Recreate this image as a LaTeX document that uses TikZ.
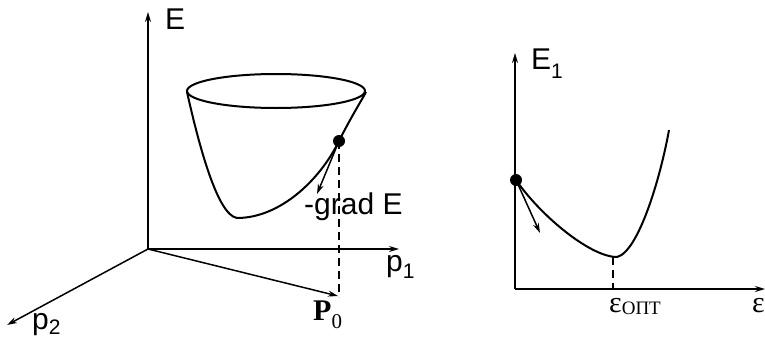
\documentclass[tikz,border=0pt]{standalone}
\usepackage{fontspec}
\setmainfont{Liberation Sans}
\newfontfamily\seriffont{Liberation Serif}
\usetikzlibrary{arrows.meta}
\newcommand{\lblsub}[2][-8pt]{\raisebox{#1}{\fontsize{21}{21}\selectfont #2}}
\tikzset{
  axis/.style={line width=1.5pt, -{Stealth[length=10pt,width=6pt]}},
  curve/.style={line width=2pt},
  vec/.style={line width=1.5pt, -{Stealth[length=10pt,width=6pt]}},
  guide/.style={line width=1.3pt, dash pattern=on 8pt off 5pt},
  lbl/.style={inner sep=0pt, anchor=base west, font=\fontsize{30}{32}\selectfont},
  slbl/.style={inner sep=0pt, anchor=base west, font=\fontsize{30}{32}\selectfont\seriffont},
  pt/.style={circle, fill=black, inner sep=0pt, minimum size=12pt}
}
\begin{document}
\begin{tikzpicture}[x=1pt,y=-1pt]
\useasboundingbox (0,0) rectangle (765,340);
% ---------- left 3D plot ----------
\coordinate (O) at (148,249);
\coordinate (Etop) at (148,12);
\coordinate (p1end) at (399,249);
\coordinate (p2end) at (7,325);
\coordinate (P0) at (338,296);
\draw[axis] (O) -- (Etop);
\draw[axis] (O) -- (p1end);
\draw[axis] (O) -- (p2end);
\draw[vec] (O) -- (P0);
% bowl
\draw[curve] (276,91) ellipse [x radius=89, y radius=17];
\coordinate (bl) at (187,92);
\coordinate (br) at (366,92);
\coordinate (bottom) at (237,218);
\node[pt] (dot) at (339,141) {};
\draw[curve] (bl) .. controls (200,150) and (218,215) .. (bottom)
  .. controls (280,218) and (320,180) .. (dot.center)
  .. controls (350,119) and (360,103) .. (br);
\coordinate (gradtip) at (317,194);
\draw[vec] (dot.center) -- (gradtip);
\coordinate (dashend) at (339,297);
\draw[guide] (dot.center) -- (dashend);
% labels
\node[lbl] (E) at (165,29) {E};
\node[lbl] (grad) at (304,214) {-grad E};
\node[lbl] (p1) at (386,271) {p\lblsub[-7pt]{1}};
\node[lbl] (p2) at (32,329) {p\lblsub[-5pt]{2}};
\node[slbl] (P0lbl) at (313,320) {\textbf{P}\raisebox{-8pt}{\fontsize{21}{21}\selectfont 0}};
% ---------- right 2D plot ----------
\coordinate (O2) at (515,289);
\coordinate (E1top) at (515,53);
\coordinate (epsend) at (765,289);
\draw[axis] (O2) -- (E1top);
\draw[axis] (O2) -- (epsend);
\node[pt] (dot2) at (516,180) {};
\coordinate (min) at (617,257);
\coordinate (cend) at (669,130);
\draw[curve] (dot2.center) .. controls (540,215) and (590,257) .. (min)
  .. controls (638,252) and (660,180) .. (cend);
\coordinate (tantip) at (540,233);
\draw[vec] (dot2.center) -- (tantip);
\coordinate (minfoot) at (613,289);
\draw[guide] (613,257) -- (minfoot);
\node[lbl] (E1) at (531,69) {E\lblsub[-9pt]{1}};
\node[slbl] (eopt) at (609,312) {ε\raisebox{-2pt}{\fontsize{19}{19}\selectfont ОПТ}};
\node[slbl] (eps) at (752,312) {ε};
\end{tikzpicture}
\end{document}
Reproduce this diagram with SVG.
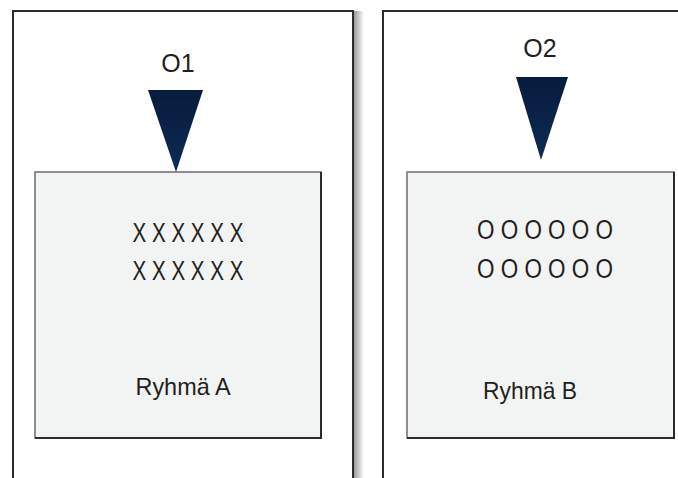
<svg xmlns="http://www.w3.org/2000/svg" width="678" height="478" viewBox="0 0 678 478">
  <defs>
    <linearGradient id="tri" x1="0" y1="0" x2="0" y2="1">
      <stop offset="0" stop-color="#081c3c"/>
      <stop offset="1" stop-color="#0d2a55"/>
    </linearGradient>
    <linearGradient id="shadow" x1="0" y1="0" x2="1" y2="0">
      <stop offset="0" stop-color="#9a9a9a"/>
      <stop offset="1" stop-color="#ffffff"/>
    </linearGradient>
  </defs>
  <style>
    .outer { fill: none; stroke: #2b2b2b; stroke-width: 2; }
    .inner { fill: #f2f3f3; stroke: #6e6e6e; stroke-width: 1.5; }
    .edge { fill: none; stroke: #2a2a2a; stroke-width: 2; }
    .tri { fill: url(#tri); }
    text { font-family: "Liberation Sans", Arial, sans-serif; fill: #231f20; text-anchor: middle; }
    .lbl { font-size: 25px; }
    .row { font-size: 27px; }
    .grp { font-size: 24px; }
  </style>
  <rect x="0" y="0" width="678" height="478" fill="#ffffff"/>

  <g id="panelA">
    <rect x="354" y="11" width="10" height="467" fill="url(#shadow)"/>
    <path class="outer" d="M13,478 V11 H353 V478"/>
    <rect class="inner" x="35" y="172" width="286" height="266"/>
    <path class="edge" d="M35,438 H321 V172"/>
    <text class="row" x="188" y="242" textLength="111" lengthAdjust="spacingAndGlyphs">X X X X X X</text>
    <text class="row" x="188" y="280" textLength="111" lengthAdjust="spacingAndGlyphs">X X X X X X</text>
    <text class="grp" x="183" y="395" textLength="95" lengthAdjust="spacingAndGlyphs">Ryhmä A</text>
  </g>

  <g id="panelB">
    <path class="outer" d="M383,478 V11 H678"/>
    <rect class="inner" x="407" y="172" width="267" height="266"/>
    <path class="edge" d="M407,438 H674 V172"/>
    <text class="row" x="545" y="239" textLength="136" lengthAdjust="spacingAndGlyphs">O O O O O O</text>
    <text class="row" x="545" y="278" textLength="136" lengthAdjust="spacingAndGlyphs">O O O O O O</text>
    <text class="grp" x="530" y="399" textLength="94" lengthAdjust="spacingAndGlyphs">Ryhmä B</text>
  </g>

  <g id="O1">
    <text class="lbl" x="178" y="72">O1</text>
    <polygon class="tri" points="148,90 203,90 176,172"/>
  </g>

  <g id="O2">
    <text class="lbl" x="540" y="57">O2</text>
    <polygon class="tri" points="516,77 568,77 541,160"/>
  </g>

  <g id="connectors"/>
</svg>
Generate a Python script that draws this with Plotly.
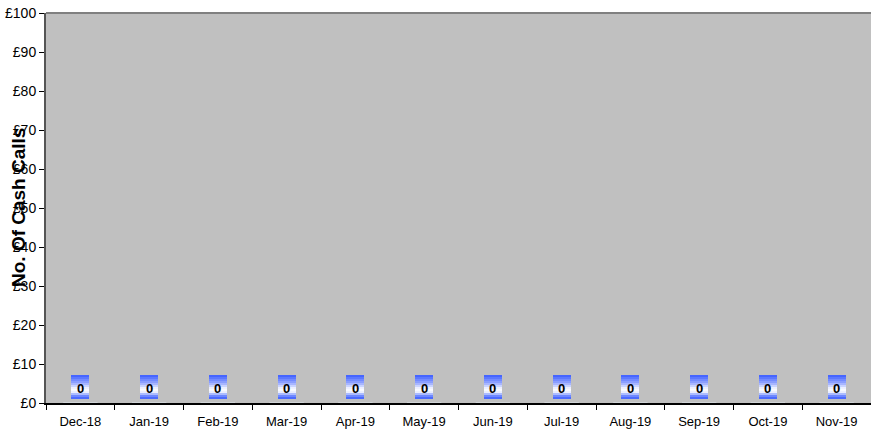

**********

-- Your goal --
Restate the entire listing word for word, excluding pictures.

-- Solution for this task --
Recreate this image as a LaTeX document that uses TikZ.
\documentclass[tikz,border=0pt]{standalone}
\usepackage{fontspec}
\setmainfont{Liberation Sans}
\newfontfamily\seriffont{Liberation Serif}
\usetikzlibrary{arrows.meta}
\newcommand{\lblsub}[2][-8pt]{\raisebox{#1}{\fontsize{21}{21}\selectfont #2}}
\tikzset{
  axis/.style={line width=1.5pt, -{Stealth[length=10pt,width=6pt]}},
  curve/.style={line width=2pt},
  vec/.style={line width=1.5pt, -{Stealth[length=10pt,width=6pt]}},
  guide/.style={line width=1.3pt, dash pattern=on 8pt off 5pt},
  lbl/.style={inner sep=0pt, anchor=base west, font=\fontsize{30}{32}\selectfont},
  slbl/.style={inner sep=0pt, anchor=base west, font=\fontsize{30}{32}\selectfont\seriffont},
  pt/.style={circle, fill=black, inner sep=0pt, minimum size=12pt}
}
\begin{document}
\begin{tikzpicture}[x=1pt,y=-1pt]
\useasboundingbox (0,0) rectangle (765,340);
% ---------- left 3D plot ----------
\coordinate (O) at (148,249);
\coordinate (Etop) at (148,12);
\coordinate (p1end) at (399,249);
\coordinate (p2end) at (7,325);
\coordinate (P0) at (338,296);
\draw[axis] (O) -- (Etop);
\draw[axis] (O) -- (p1end);
\draw[axis] (O) -- (p2end);
\draw[vec] (O) -- (P0);
% bowl
\draw[curve] (276,91) ellipse [x radius=89, y radius=17];
\coordinate (bl) at (187,92);
\coordinate (br) at (366,92);
\coordinate (bottom) at (237,218);
\node[pt] (dot) at (339,141) {};
\draw[curve] (bl) .. controls (200,150) and (218,215) .. (bottom)
  .. controls (280,218) and (320,180) .. (dot.center)
  .. controls (350,119) and (360,103) .. (br);
\coordinate (gradtip) at (317,194);
\draw[vec] (dot.center) -- (gradtip);
\coordinate (dashend) at (339,297);
\draw[guide] (dot.center) -- (dashend);
% labels
\node[lbl] (E) at (165,29) {E};
\node[lbl] (grad) at (304,214) {-grad E};
\node[lbl] (p1) at (386,271) {p\lblsub[-7pt]{1}};
\node[lbl] (p2) at (32,329) {p\lblsub[-5pt]{2}};
\node[slbl] (P0lbl) at (313,320) {\textbf{P}\raisebox{-8pt}{\fontsize{21}{21}\selectfont 0}};
% ---------- right 2D plot ----------
\coordinate (O2) at (515,289);
\coordinate (E1top) at (515,53);
\coordinate (epsend) at (765,289);
\draw[axis] (O2) -- (E1top);
\draw[axis] (O2) -- (epsend);
\node[pt] (dot2) at (516,180) {};
\coordinate (min) at (617,257);
\coordinate (cend) at (669,130);
\draw[curve] (dot2.center) .. controls (540,215) and (590,257) .. (min)
  .. controls (638,252) and (660,180) .. (cend);
\coordinate (tantip) at (540,233);
\draw[vec] (dot2.center) -- (tantip);
\coordinate (minfoot) at (613,289);
\draw[guide] (613,257) -- (minfoot);
\node[lbl] (E1) at (531,69) {E\lblsub[-9pt]{1}};
\node[slbl] (eopt) at (609,312) {ε\raisebox{-2pt}{\fontsize{19}{19}\selectfont ОПТ}};
\node[slbl] (eps) at (752,312) {ε};
\end{tikzpicture}
\end{document}
Reproduce this diagram with SVG.
<svg xmlns="http://www.w3.org/2000/svg" width="678" height="478" viewBox="0 0 678 478">
  <defs>
    <linearGradient id="tri" x1="0" y1="0" x2="0" y2="1">
      <stop offset="0" stop-color="#081c3c"/>
      <stop offset="1" stop-color="#0d2a55"/>
    </linearGradient>
    <linearGradient id="shadow" x1="0" y1="0" x2="1" y2="0">
      <stop offset="0" stop-color="#9a9a9a"/>
      <stop offset="1" stop-color="#ffffff"/>
    </linearGradient>
  </defs>
  <style>
    .outer { fill: none; stroke: #2b2b2b; stroke-width: 2; }
    .inner { fill: #f2f3f3; stroke: #6e6e6e; stroke-width: 1.5; }
    .edge { fill: none; stroke: #2a2a2a; stroke-width: 2; }
    .tri { fill: url(#tri); }
    text { font-family: "Liberation Sans", Arial, sans-serif; fill: #231f20; text-anchor: middle; }
    .lbl { font-size: 25px; }
    .row { font-size: 27px; }
    .grp { font-size: 24px; }
  </style>
  <rect x="0" y="0" width="678" height="478" fill="#ffffff"/>

  <g id="panelA">
    <rect x="354" y="11" width="10" height="467" fill="url(#shadow)"/>
    <path class="outer" d="M13,478 V11 H353 V478"/>
    <rect class="inner" x="35" y="172" width="286" height="266"/>
    <path class="edge" d="M35,438 H321 V172"/>
    <text class="row" x="188" y="242" textLength="111" lengthAdjust="spacingAndGlyphs">X X X X X X</text>
    <text class="row" x="188" y="280" textLength="111" lengthAdjust="spacingAndGlyphs">X X X X X X</text>
    <text class="grp" x="183" y="395" textLength="95" lengthAdjust="spacingAndGlyphs">Ryhmä A</text>
  </g>

  <g id="panelB">
    <path class="outer" d="M383,478 V11 H678"/>
    <rect class="inner" x="407" y="172" width="267" height="266"/>
    <path class="edge" d="M407,438 H674 V172"/>
    <text class="row" x="545" y="239" textLength="136" lengthAdjust="spacingAndGlyphs">O O O O O O</text>
    <text class="row" x="545" y="278" textLength="136" lengthAdjust="spacingAndGlyphs">O O O O O O</text>
    <text class="grp" x="530" y="399" textLength="94" lengthAdjust="spacingAndGlyphs">Ryhmä B</text>
  </g>

  <g id="O1">
    <text class="lbl" x="178" y="72">O1</text>
    <polygon class="tri" points="148,90 203,90 176,172"/>
  </g>

  <g id="O2">
    <text class="lbl" x="540" y="57">O2</text>
    <polygon class="tri" points="516,77 568,77 541,160"/>
  </g>

  <g id="connectors"/>
</svg>
Generate a Python script that draws this with Plotly.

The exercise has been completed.